### Written instruction
Extract the whole listing as it stands. Do not include the pictures.

### Dataset section
-----

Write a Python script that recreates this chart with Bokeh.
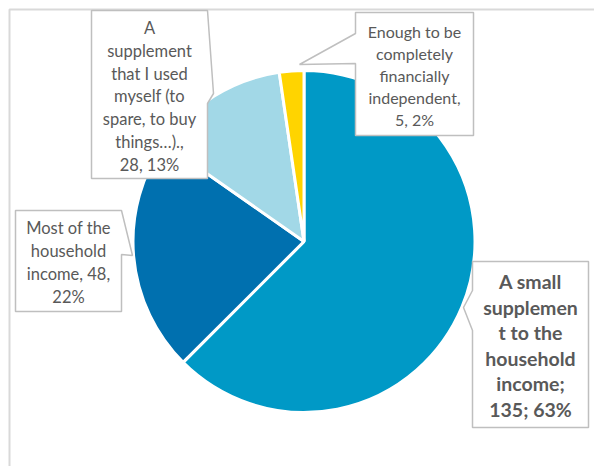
import numpy as np
from bokeh.plotting import figure
from bokeh.models import Range1d, ColumnDataSource
from bokeh.core.properties import value
from bokeh.embed import file_html
from bokeh.resources import INLINE

# ---- data ----
categories = [
    "A small supplement to the household income",
    "Most of the household income",
    "A supplement that I used myself (to spare, to buy things…).",
    "Enough to be completely financially independent",
]
counts = [135, 48, 28, 5]
percent_labels = ["63%", "22%", "13%", "2%"]
colors = ["#0099C6", "#0070AF", "#A2D8E7", "#FFD400"]
label_texts = [
    "A small\nsupplemen\nt to the\nhousehold\nincome;\n135; 63%",
    "Most of the\nhousehold\nincome, 48,\n22%",
    "A\nsupplement\nthat I used\nmyself (to\nspare, to buy\nthings…).,\n28, 13%",
    "Enough to be\ncompletely\nfinancially\nindependent,\n5, 2%",
]

W, H = 594, 466

def Y(y):
    return H - y

p = figure(width=W, height=H, output_backend="svg", toolbar_location=None,
           x_range=Range1d(0, W), y_range=Range1d(0, H), min_border=0)
p.axis.visible = False
p.grid.visible = False
p.outline_line_color = None
p.background_fill_color = "white"
p.border_fill_color = "white"

# chart frame (light grey)
p.line(x=[9, 9, W + 5], y=[Y(H + 5), Y(9), Y(9)], line_color="#D9D9D9", line_width=2)

# pie
total = float(sum(counts))
fr = np.array(counts) / total
cum = np.concatenate([[0], np.cumsum(fr)])
start = np.pi / 2 - 2 * np.pi * cum[:-1]
end = np.pi / 2 - 2 * np.pi * cum[1:]
cx, cy, r = 303.5, Y(241), 171
src = ColumnDataSource(dict(start=start, end=end, color=colors, cat=categories))
p.wedge(x=cx, y=cy, radius=r, start_angle="start", end_angle="end",
        direction="clock", fill_color="color", line_color="white", line_width=3,
        source=src)

# callout boxes (layout)
boxes = [
    [(472, 261), (588, 261), (588, 427), (472, 427), (472, 330), (463, 307), (472, 290)],
    [(15, 210), (121, 210), (132, 255), (121, 254), (121, 311), (15, 311)],
    [(91, 10), (207, 10), (213, 93), (207, 103), (207, 178), (91, 178)],
    [(355, 12), (473, 12), (473, 135), (355, 135), (355, 63), (299, 64), (355, 33)],
]
p.patches(xs=[[q[0] for q in b] for b in boxes], ys=[[Y(q[1]) for q in b] for b in boxes],
          fill_color="white", line_color="#BFBFBF", line_width=1.5)

# label texts
pos = [(530, 345), (68, 262), (149, 96), (414, 75)]
sizes = ["19.5px", "16.5px", "16.5px", "16px"]
styles = ["bold", "normal", "normal", "normal"]
lh = [1.11, 1.14, 1.14, 1.17]
for t, (x, y), s, st, l in zip(label_texts, pos, sizes, styles, lh):
    p.text(x=[x], y=[Y(y)], text=[t], text_font=value("Lato"), text_font_size=s,
           text_font_style=st, text_color="#595959", text_align="center",
           text_baseline="middle", text_line_height=l)

open("out.html", "w").write(file_html(p, INLINE))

-----

### Response for this exercise
Write a Python script that recreates this chart with Bokeh.
import numpy as np
from bokeh.plotting import figure
from bokeh.models import Range1d, ColumnDataSource
from bokeh.core.properties import value
from bokeh.embed import file_html
from bokeh.resources import INLINE

# ---- data ----
categories = [
    "A small supplement to the household income",
    "Most of the household income",
    "A supplement that I used myself (to spare, to buy things…).",
    "Enough to be completely financially independent",
]
counts = [135, 48, 28, 5]
percent_labels = ["63%", "22%", "13%", "2%"]
colors = ["#0099C6", "#0070AF", "#A2D8E7", "#FFD400"]
label_texts = [
    "A small\nsupplemen\nt to the\nhousehold\nincome;\n135; 63%",
    "Most of the\nhousehold\nincome, 48,\n22%",
    "A\nsupplement\nthat I used\nmyself (to\nspare, to buy\nthings…).,\n28, 13%",
    "Enough to be\ncompletely\nfinancially\nindependent,\n5, 2%",
]

W, H = 594, 466

def Y(y):
    return H - y

p = figure(width=W, height=H, output_backend="svg", toolbar_location=None,
           x_range=Range1d(0, W), y_range=Range1d(0, H), min_border=0)
p.axis.visible = False
p.grid.visible = False
p.outline_line_color = None
p.background_fill_color = "white"
p.border_fill_color = "white"

# chart frame (light grey)
p.line(x=[9, 9, W + 5], y=[Y(H + 5), Y(9), Y(9)], line_color="#D9D9D9", line_width=2)

# pie
total = float(sum(counts))
fr = np.array(counts) / total
cum = np.concatenate([[0], np.cumsum(fr)])
start = np.pi / 2 - 2 * np.pi * cum[:-1]
end = np.pi / 2 - 2 * np.pi * cum[1:]
cx, cy, r = 303.5, Y(241), 171
src = ColumnDataSource(dict(start=start, end=end, color=colors, cat=categories))
p.wedge(x=cx, y=cy, radius=r, start_angle="start", end_angle="end",
        direction="clock", fill_color="color", line_color="white", line_width=3,
        source=src)

# callout boxes (layout)
boxes = [
    [(472, 261), (588, 261), (588, 427), (472, 427), (472, 330), (463, 307), (472, 290)],
    [(15, 210), (121, 210), (132, 255), (121, 254), (121, 311), (15, 311)],
    [(91, 10), (207, 10), (213, 93), (207, 103), (207, 178), (91, 178)],
    [(355, 12), (473, 12), (473, 135), (355, 135), (355, 63), (299, 64), (355, 33)],
]
p.patches(xs=[[q[0] for q in b] for b in boxes], ys=[[Y(q[1]) for q in b] for b in boxes],
          fill_color="white", line_color="#BFBFBF", line_width=1.5)

# label texts
pos = [(530, 345), (68, 262), (149, 96), (414, 75)]
sizes = ["19.5px", "16.5px", "16.5px", "16px"]
styles = ["bold", "normal", "normal", "normal"]
lh = [1.11, 1.14, 1.14, 1.17]
for t, (x, y), s, st, l in zip(label_texts, pos, sizes, styles, lh):
    p.text(x=[x], y=[Y(y)], text=[t], text_font=value("Lato"), text_font_size=s,
           text_font_style=st, text_color="#595959", text_align="center",
           text_baseline="middle", text_line_height=l)

open("out.html", "w").write(file_html(p, INLINE))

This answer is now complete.